[EXERCISE DIRECTIONS]
Print exactly the part opening with the line containing "Write a LaTeX" and closing with the line containing "-- ++(0,31) -| ($(cschool.north)+(-3,-29)$);", with both of those lines included.

[GIVEN DATA]
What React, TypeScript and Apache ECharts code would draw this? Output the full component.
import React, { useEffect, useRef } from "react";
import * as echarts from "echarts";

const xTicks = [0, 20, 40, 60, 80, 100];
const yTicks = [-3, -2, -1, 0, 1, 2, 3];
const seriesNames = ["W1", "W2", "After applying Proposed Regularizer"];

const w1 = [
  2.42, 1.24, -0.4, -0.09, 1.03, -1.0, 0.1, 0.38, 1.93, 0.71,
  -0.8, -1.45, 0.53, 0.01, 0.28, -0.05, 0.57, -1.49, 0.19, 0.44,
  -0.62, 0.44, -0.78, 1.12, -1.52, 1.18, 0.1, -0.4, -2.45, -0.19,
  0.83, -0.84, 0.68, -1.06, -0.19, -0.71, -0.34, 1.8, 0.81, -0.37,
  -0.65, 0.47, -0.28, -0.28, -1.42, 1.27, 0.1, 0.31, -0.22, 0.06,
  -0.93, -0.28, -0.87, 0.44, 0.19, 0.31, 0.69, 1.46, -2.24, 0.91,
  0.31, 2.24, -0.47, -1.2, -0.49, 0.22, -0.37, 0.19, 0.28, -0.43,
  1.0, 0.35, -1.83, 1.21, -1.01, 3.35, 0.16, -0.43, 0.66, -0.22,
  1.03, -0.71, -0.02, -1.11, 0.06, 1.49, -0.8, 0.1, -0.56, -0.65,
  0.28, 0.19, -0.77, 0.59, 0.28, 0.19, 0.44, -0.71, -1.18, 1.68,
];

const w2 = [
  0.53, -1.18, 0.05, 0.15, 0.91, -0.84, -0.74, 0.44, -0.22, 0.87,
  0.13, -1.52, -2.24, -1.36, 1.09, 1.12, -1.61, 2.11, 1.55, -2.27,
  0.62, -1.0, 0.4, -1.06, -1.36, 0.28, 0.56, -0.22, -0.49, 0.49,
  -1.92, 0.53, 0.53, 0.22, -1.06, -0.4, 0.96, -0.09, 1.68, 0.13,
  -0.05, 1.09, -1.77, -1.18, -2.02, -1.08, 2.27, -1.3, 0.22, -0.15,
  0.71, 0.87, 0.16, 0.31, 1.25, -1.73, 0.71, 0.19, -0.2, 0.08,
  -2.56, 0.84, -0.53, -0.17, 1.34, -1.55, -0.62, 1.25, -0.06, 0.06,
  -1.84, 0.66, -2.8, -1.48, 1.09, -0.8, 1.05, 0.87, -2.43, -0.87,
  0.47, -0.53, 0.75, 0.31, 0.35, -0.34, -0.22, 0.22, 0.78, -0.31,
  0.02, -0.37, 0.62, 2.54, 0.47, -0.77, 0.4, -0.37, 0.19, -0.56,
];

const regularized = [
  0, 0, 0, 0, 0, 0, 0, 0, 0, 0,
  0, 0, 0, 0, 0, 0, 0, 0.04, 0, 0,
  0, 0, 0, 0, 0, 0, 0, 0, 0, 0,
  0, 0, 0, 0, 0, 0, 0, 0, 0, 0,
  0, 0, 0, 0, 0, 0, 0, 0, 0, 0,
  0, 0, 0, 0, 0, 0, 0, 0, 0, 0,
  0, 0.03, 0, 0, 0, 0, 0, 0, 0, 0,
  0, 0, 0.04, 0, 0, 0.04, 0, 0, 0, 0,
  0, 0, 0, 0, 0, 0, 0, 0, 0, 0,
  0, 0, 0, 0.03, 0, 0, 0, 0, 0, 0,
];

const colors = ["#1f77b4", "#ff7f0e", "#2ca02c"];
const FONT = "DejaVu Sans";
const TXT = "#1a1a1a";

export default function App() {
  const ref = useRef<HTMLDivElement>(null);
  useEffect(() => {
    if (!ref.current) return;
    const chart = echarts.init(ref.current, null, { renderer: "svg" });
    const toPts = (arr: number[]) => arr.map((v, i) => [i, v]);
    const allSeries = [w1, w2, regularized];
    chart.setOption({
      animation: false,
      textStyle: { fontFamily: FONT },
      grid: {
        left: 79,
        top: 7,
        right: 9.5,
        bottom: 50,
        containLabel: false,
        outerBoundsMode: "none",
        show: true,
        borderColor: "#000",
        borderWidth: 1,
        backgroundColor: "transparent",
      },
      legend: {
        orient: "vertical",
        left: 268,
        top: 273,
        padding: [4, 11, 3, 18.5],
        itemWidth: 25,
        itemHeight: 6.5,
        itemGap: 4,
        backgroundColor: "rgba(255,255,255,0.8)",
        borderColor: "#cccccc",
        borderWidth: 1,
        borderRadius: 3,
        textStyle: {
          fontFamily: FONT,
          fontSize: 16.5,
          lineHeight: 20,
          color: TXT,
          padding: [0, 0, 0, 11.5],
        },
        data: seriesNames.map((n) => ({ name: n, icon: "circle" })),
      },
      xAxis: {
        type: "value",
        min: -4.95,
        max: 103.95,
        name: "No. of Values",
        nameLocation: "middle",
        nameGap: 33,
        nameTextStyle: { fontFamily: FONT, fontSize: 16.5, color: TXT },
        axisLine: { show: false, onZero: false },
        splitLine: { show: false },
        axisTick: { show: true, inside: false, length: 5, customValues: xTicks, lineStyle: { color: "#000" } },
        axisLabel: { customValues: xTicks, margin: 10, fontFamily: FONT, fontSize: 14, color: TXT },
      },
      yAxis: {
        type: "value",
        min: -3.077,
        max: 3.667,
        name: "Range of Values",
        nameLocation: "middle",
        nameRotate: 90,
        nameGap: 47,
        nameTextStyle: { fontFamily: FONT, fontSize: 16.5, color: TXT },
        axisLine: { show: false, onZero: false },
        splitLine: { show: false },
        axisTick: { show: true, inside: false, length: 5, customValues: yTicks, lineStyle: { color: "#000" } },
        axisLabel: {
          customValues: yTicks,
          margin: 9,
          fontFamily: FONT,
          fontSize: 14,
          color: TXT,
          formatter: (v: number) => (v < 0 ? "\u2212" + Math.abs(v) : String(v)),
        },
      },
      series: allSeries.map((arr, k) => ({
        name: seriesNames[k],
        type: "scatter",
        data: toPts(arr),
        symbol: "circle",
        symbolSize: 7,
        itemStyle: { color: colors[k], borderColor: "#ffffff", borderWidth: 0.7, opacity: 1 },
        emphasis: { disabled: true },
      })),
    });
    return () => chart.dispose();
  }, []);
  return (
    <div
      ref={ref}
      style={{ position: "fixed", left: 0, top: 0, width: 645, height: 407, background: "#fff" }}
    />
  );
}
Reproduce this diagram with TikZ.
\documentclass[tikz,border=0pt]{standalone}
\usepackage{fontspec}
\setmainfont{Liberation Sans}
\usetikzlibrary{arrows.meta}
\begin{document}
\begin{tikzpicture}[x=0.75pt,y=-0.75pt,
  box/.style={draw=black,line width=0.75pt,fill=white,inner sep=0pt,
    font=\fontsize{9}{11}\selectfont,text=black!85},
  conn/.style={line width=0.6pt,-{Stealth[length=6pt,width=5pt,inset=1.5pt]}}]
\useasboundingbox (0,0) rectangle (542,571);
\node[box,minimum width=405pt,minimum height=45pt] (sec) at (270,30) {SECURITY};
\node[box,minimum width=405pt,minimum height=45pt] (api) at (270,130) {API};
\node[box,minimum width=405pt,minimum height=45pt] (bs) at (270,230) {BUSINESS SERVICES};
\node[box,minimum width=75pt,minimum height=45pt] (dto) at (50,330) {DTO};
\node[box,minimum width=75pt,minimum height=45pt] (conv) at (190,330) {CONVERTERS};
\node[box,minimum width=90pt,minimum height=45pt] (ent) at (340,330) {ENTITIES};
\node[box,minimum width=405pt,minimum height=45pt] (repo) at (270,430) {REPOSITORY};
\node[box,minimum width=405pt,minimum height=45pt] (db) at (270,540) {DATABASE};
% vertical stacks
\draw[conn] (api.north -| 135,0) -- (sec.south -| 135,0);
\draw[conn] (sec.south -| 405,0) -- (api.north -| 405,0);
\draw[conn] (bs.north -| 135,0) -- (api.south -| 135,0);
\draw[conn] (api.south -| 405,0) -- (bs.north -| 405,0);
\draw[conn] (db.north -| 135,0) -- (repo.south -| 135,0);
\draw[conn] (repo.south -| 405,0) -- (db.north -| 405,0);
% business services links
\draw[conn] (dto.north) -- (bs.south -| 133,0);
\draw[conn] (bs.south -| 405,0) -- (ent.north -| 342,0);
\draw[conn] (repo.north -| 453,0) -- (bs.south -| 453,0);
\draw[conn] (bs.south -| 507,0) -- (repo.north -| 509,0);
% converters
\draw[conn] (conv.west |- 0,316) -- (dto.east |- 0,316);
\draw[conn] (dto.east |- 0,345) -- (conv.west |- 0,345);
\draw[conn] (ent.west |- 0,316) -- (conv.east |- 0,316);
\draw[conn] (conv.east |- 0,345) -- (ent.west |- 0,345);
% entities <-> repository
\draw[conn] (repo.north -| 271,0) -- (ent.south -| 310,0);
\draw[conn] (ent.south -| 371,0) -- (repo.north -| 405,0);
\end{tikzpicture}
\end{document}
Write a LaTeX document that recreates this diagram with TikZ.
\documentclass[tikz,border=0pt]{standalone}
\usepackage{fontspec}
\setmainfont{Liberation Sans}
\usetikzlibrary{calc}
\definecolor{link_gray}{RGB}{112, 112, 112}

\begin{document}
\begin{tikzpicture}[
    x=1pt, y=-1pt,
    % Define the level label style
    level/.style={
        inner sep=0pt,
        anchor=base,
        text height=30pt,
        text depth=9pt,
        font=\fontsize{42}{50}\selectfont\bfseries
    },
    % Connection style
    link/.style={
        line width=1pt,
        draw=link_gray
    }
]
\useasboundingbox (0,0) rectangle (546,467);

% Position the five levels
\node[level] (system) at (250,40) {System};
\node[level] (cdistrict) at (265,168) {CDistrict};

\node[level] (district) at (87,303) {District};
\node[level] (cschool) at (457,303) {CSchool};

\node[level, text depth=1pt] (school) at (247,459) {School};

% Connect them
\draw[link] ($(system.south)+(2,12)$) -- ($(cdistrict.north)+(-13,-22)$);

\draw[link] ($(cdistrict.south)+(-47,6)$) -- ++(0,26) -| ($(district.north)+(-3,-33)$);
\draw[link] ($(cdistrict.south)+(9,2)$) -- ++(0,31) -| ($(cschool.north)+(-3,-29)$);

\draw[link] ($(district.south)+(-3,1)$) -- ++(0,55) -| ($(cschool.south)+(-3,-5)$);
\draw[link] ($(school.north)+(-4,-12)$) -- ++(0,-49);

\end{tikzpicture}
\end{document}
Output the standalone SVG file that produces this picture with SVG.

[EXERCISE ANSWER]
Write a LaTeX document that recreates this diagram with TikZ.
\documentclass[tikz,border=0pt]{standalone}
\usepackage{fontspec}
\setmainfont{Liberation Sans}
\usetikzlibrary{calc}
\definecolor{link_gray}{RGB}{112, 112, 112}

\begin{document}
\begin{tikzpicture}[
    x=1pt, y=-1pt,
    % Define the level label style
    level/.style={
        inner sep=0pt,
        anchor=base,
        text height=30pt,
        text depth=9pt,
        font=\fontsize{42}{50}\selectfont\bfseries
    },
    % Connection style
    link/.style={
        line width=1pt,
        draw=link_gray
    }
]
\useasboundingbox (0,0) rectangle (546,467);

% Position the five levels
\node[level] (system) at (250,40) {System};
\node[level] (cdistrict) at (265,168) {CDistrict};

\node[level] (district) at (87,303) {District};
\node[level] (cschool) at (457,303) {CSchool};

\node[level, text depth=1pt] (school) at (247,459) {School};

% Connect them
\draw[link] ($(system.south)+(2,12)$) -- ($(cdistrict.north)+(-13,-22)$);

\draw[link] ($(cdistrict.south)+(-47,6)$) -- ++(0,26) -| ($(district.north)+(-3,-33)$);
\draw[link] ($(cdistrict.south)+(9,2)$) -- ++(0,31) -| ($(cschool.north)+(-3,-29)$);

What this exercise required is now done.